A warrior must know first that his acts are useless, and yet, he must proceed as if he didn’t know it. In other words, a warrior must know he is unimportant, but act as if he is important.

A Moment of Choice

I was struggling to discover where I stood on this for the whole time I was earning my BSc degree. Does life have a meaning or doesn’t it?

As I came to the end of my degree course I had to begin considering my next step. Emotionally, I was clear. I wanted to become a psychotherapist. I wasn’t sure what kind of psychotherapist I wanted to become, but was swinging between two options: Existential Psychotherapy or Psychosynthesis.

I decided to consult with my tutor. I explained my dilemma and also added that ultimately I wanted to work in the NHS not in private practice. I was stunned by the advice I got.

She said, ‘If you go into the NHS as a psychotherapist you will have to work under the direction of a psychiatrist.’

My extreme scepticism about the medical model made this option completely unacceptable.

‘What should I do then if I want to work within the NHS?’

‘I think the best option,’ she said, ‘is to become a clinical psychologist.’

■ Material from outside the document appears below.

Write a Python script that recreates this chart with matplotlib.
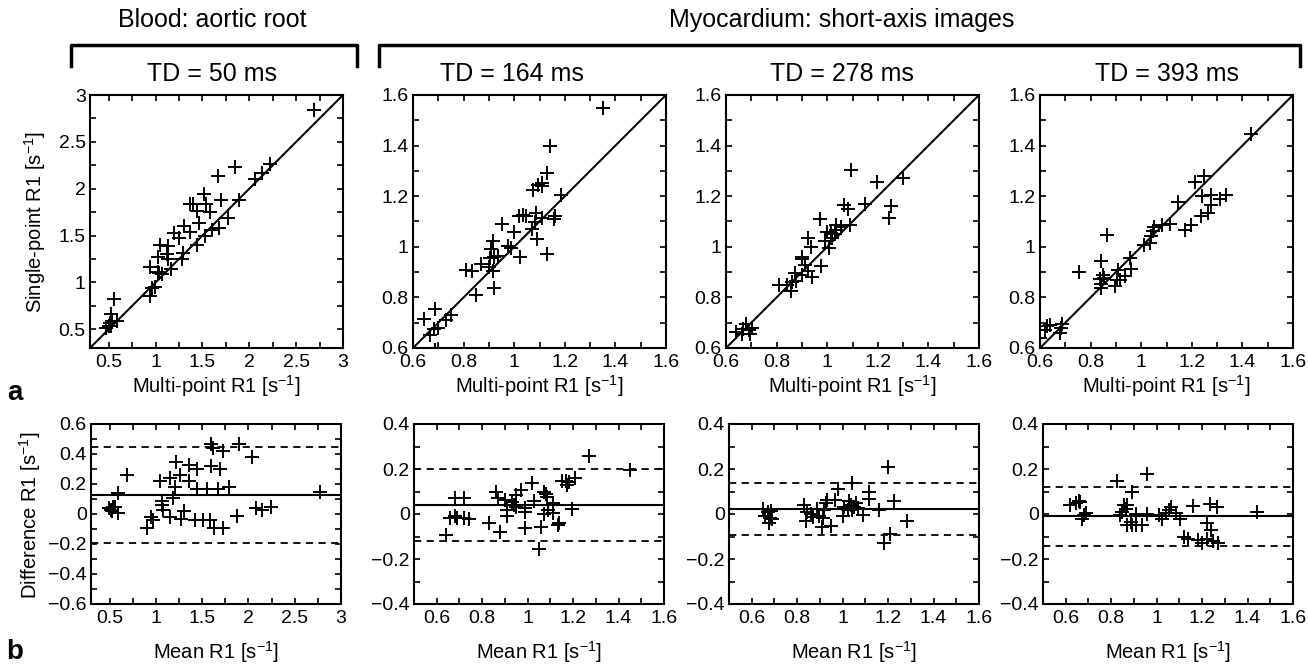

I went off in a state of frustration and shock to explore this idea. In the end I went with it, thinking that when I’d got my clinical qualification I could always do my psychotherapy training.

Spirituality

In re-examining my diaries of the period in which I was doing my Clinical Psychology training, I came to realise that my world-view was fundamentally changing in a way I had failed to remember. I thought I was still resolutely agnostic at least if not downright atheist during all this time. It seems that this was simply not the case: my reality was slightly more complicated. I find the word ‘spirit’ occurring far more often in my journals of this period than I would have expected. The reason for that seems to have been my exploration of Buddhism.

Osho-Buddha-MAJJHIM-NIKAYAI can still remember the day I stood in front of the Surrey University library shelves and took down a book on Buddhism. Memory says I did this because I’d had a heads up about how sophisticated the Buddhist model of the human mind was. This may have been the case. It may have been more complicated than that at the unconscious level, in that my aunt, by then in her late 80s, had asked me to investigate Roman Catholicism again and, refusing to see a priest, I had agreed to look at a book on the subject, pulled down from shelves in the same section of the library.

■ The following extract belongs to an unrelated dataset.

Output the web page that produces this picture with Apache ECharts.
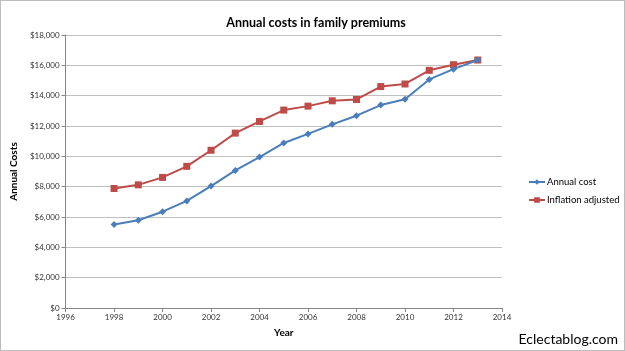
<!DOCTYPE html>
<html>
<head>
<meta charset="utf-8">
<script src="https://cdn.jsdelivr.net/npm/echarts@6/dist/echarts.min.js"></script>
<style>
  html, body { margin: 0; padding: 0; background: #fff; }
  #chart { width: 623px; height: 349px; border: 1px solid #bdbdbd; }
</style>
</head>
<body>
<div id="chart"></div>
<script>
const years = [1998, 1999, 2000, 2001, 2002, 2003, 2004, 2005, 2006, 2007, 2008, 2009, 2010, 2011, 2012, 2013]
const annualCost = [5500, 5790, 6350, 7060, 8040, 9070, 9950, 10880, 11480, 12110, 12680, 13380, 13770, 15070, 15750, 16350]
const inflationAdjusted = [7880, 8120, 8610, 9340, 10400, 11530, 12300, 13050, 13310, 13660, 13750, 14600, 14770, 15670, 16040, 16350]

const font = 'Lato, "Open Sans", sans-serif'
const chart = echarts.init(document.getElementById('chart'))

chart.setOption({
  animation: false,
  textStyle: { fontFamily: font },
  title: {
    text: 'Annual costs in family premiums',
    left: 310,
    textAlign: 'center',
    top: 10,
    textStyle: { fontSize: 12.5, fontWeight: 'bold', color: '#000', fontFamily: font }
  },
  grid: { left: 63, right: 122, top: 34, bottom: 42 },
  legend: {
    orient: 'vertical',
    left: 522,
    top: 171,
    itemWidth: 16,
    itemHeight: 7,
    itemGap: 8,
    textStyle: { fontSize: 9.5, color: '#000', fontFamily: font, padding: [0, 0, 0, -3] },
    data: ['Annual cost', 'Inflation adjusted']
  },
  graphic: [{
    type: 'text',
    right: 6,
    bottom: 4,
    style: { text: 'Eclectablog.com', fontSize: 14, fill: '#000', fontFamily: font }
  }],
  xAxis: {
    type: 'value',
    min: 1996,
    max: 2014,
    interval: 2,
    name: 'Year',
    nameLocation: 'middle',
    nameGap: 20,
    nameTextStyle: { fontSize: 10, fontWeight: 'bold', color: '#000' },
    axisLine: { lineStyle: { color: '#868686' } },
    axisTick: { show: true, length: 4, lineStyle: { color: '#868686' } },
    axisLabel: { fontSize: 8, color: '#333', margin: 5, formatter: v => String(v) },
    splitLine: { show: false }
  },
  yAxis: {
    type: 'value',
    min: 0,
    max: 18000,
    interval: 2000,
    name: 'Annual Costs',
    nameLocation: 'middle',
    nameGap: 36,
    nameTextStyle: { fontSize: 10, fontWeight: 'bold', color: '#000' },
    axisLine: { show: true, lineStyle: { color: '#868686' } },
    axisTick: { show: true, length: 4, lineStyle: { color: '#868686' } },
    axisLabel: {
      fontSize: 8, color: '#333', margin: 6,
      formatter: v => '$' + v.toLocaleString('en-US')
    },
    splitLine: { lineStyle: { color: '#c0c0c0', width: 1 } }
  },
  series: [
    {
      name: 'Annual cost',
      type: 'line',
      data: years.map((y, i) => [y, annualCost[i]]),
      symbol: 'diamond',
      symbolSize: 7,
      itemStyle: { color: '#4a7ebb' },
      lineStyle: { color: '#4a7ebb', width: 2 },
      z: 3
    },
    {
      name: 'Inflation adjusted',
      type: 'line',
      data: years.map((y, i) => [y, inflationAdjusted[i]]),
      symbol: 'rect',
      symbolSize: 7,
      itemStyle: { color: '#be4b48' },
      lineStyle: { color: '#be4b48', width: 2 },
      z: 2
    }
  ]
})
</script>
</body>
</html>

Whatever the reason, I not only read about Buddhism, I also visited the Buddhist Centre in London and attended classes on meditation. I can locate this accurately in time as I was in the first year of the course doing my child specialism placement. By the 11 January 1981 I was taking detailed notes from Alan WattsThe Way of Zen. My comment on my reading up to that point may be revealing:

That reading stemmed from my need for some moral or value focus in my life. Interesting that in 1792 the Retreat in York was founded by Tuke, a Quaker, on moral principles not knowledge, and yet achieved so much so far ahead of its time for ‘lunatics.’ And yet so much harm has been done by fanatics in the name of various moralities. Only a life-centred rather than idea-centred morality will serve. Buddhism comes closer than any I know.

A fortnight later, while reading Christmas Humphreys‘ book, my thinking has moved on:

Even being committed to the “right” side in a battle… blinds my mind to the transcendent realisation that both sides are in the last analysis one. Best to tend the wounded of both sides than fight, even for freedom!

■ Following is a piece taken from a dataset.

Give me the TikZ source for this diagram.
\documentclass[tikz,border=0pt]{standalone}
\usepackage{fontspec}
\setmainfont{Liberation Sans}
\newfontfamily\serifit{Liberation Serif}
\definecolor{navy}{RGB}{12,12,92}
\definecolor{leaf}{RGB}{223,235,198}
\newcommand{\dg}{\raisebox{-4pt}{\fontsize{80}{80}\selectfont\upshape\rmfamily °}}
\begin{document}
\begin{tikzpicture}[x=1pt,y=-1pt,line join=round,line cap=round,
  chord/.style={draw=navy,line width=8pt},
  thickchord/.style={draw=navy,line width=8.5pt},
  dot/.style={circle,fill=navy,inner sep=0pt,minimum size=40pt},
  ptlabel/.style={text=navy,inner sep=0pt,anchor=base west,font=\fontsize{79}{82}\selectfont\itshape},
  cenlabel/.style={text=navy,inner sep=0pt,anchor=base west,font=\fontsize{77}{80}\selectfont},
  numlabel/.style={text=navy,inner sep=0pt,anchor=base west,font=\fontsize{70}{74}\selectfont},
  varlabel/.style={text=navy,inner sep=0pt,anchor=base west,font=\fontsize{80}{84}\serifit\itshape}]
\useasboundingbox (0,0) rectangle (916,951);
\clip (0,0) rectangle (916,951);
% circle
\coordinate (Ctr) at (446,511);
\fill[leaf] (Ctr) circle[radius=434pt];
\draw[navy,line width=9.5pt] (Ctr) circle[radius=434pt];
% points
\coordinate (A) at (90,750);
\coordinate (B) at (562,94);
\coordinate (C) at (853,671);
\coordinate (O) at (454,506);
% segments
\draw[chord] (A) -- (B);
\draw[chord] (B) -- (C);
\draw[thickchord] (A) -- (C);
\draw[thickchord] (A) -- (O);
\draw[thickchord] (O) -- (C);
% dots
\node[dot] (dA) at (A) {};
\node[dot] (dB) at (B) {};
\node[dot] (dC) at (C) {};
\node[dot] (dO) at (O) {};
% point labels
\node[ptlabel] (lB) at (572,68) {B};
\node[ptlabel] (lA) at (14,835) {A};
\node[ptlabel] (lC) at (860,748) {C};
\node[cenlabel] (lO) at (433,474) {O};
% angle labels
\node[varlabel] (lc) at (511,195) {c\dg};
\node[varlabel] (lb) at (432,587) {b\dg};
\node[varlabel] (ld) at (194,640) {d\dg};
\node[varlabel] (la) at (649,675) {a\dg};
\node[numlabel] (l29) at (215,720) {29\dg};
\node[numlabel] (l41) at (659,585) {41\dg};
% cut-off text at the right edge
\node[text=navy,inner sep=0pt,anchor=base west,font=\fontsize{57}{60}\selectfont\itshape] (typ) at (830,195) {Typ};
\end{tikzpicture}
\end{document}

I was already showing strong reservations about the limits of psychology and responding strongly to Buddhism:

I will continue to think about Buddhism. It’s shedding an unbelievably clear light on my problems and giving me the strength to cope with them.…. People and their welfare are more important than the sterile ideas peddled on the course, more important than any ideas at all in fact. I can at least use the experience of the course better to understand my fellow human beings and myself under stress – it won’t be wasted.

A year later I seem to have achieved a more harmonious perspective:

My life is slowly becoming simpler, more integrated, less fearful. I can see how poetry, psychotherapy and Buddhism fit together. And perhaps how they all cohere with my personal life.